Looking more like a Clinique product than a rap album (at least from the
cover), A Tribe Called Quest's swan song is going to be looked at as all
kinds of things -- a statement, a milestone, a historical document. But
it's going to be awfully hard to look at The Love Movement as a
record. It's too loaded, and our minds are a little clouded: How
could Quest call it a day?
Maybe they're smart enough to choose burning out over fading away, but if
The Love Movement's any indication, they're beating the slump that
they seemed to be mired in during the recording of their previous record,
Beats, Rhymes and Life. It was too even, too flat, as if the fun had
sucked out of Q-Tip, Phife and Ali. Happily, at least some of the vitality
Midnight Marauders -- surely one of the most unassuming hip-hop
masterpieces -- must have just skipped a generation.

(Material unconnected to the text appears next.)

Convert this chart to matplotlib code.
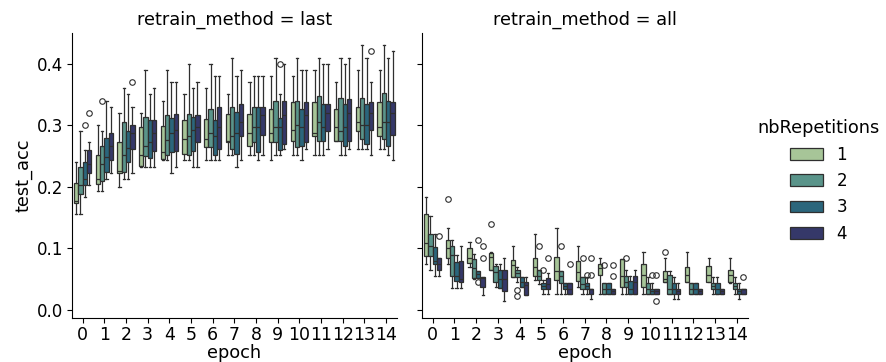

Bumping Quest's practically trademarked mid-tempo groove, The Love
Moment is consistently high-spirited, pretty unusual for a breakup
album. A thick,
sine-wave bass drives most of the record (check, especially, "Hot 4 U" and
"Against the World"), the sound they've leaned on for three albums and a
purer but less exciting sound than the fuzzy, intense bass that Ron Carter put
down for The Low End Theory. Filling out the space are clipped, thin
keyboard and guitar lines and insistent (but, again, thinly sliced) beats.
It sounds like a recipe for failure, but it's a flavor; all the pieces
slide into place neatly, precisely -- with a definite, insistent thump. Tip
and Phife are in their usual fine form. As MCs, they have almost nothing in
common -- Tip has a nasal, abstract (well, duh) flow, while Phife's
full-throated delivery and I-wish-I'd-thought-of-that couplets are, like
any good joke, just this side of predictable -- but they're the perfect
team, never at odds despite their differences.
Given that it's, at least in retrospect, a death-bed record, it's odd how
The Love Movement is unbelievably lively. From the declaration of
purpose that starts the album, "Start it Up," through "Da Booty" with its
intro, to the "La Di Da Di" sampling closer, "Rock Rock Y'all" (featuring
newcomers Punchline, Wordsworth, Jane Doe and Mos Def), the record kicks --
it's fun. It may not -- as "the lone ranger" suggests before bonus
track "Money Maker" -- "rectify music from its rectalness," but Quest probably
won't ever make a world-changing album again. You only get one or two,
And maybe that's what's driving Quest to call it a day. With The Low End
Theory, they really fired a shot heard 'round the world; more than just
being of obscenely high quality, that record changed music. And maybe
Midnight Marauders did, too. But revolutions require new voices, and
try as they might, Quest are now familiar old friends. We'll miss regular
infusions of their flow (or will we, given that The Source is reporting
imminent solo records), but we can forgive them for stepping aside before
people started saying their best days were past.
For Q-Tip, Phife Dawg and Ali, The Love Movement is more than just a
decent way to end this phase of their careers. Instead of giving up the
ghost, they got on the good foot one last time.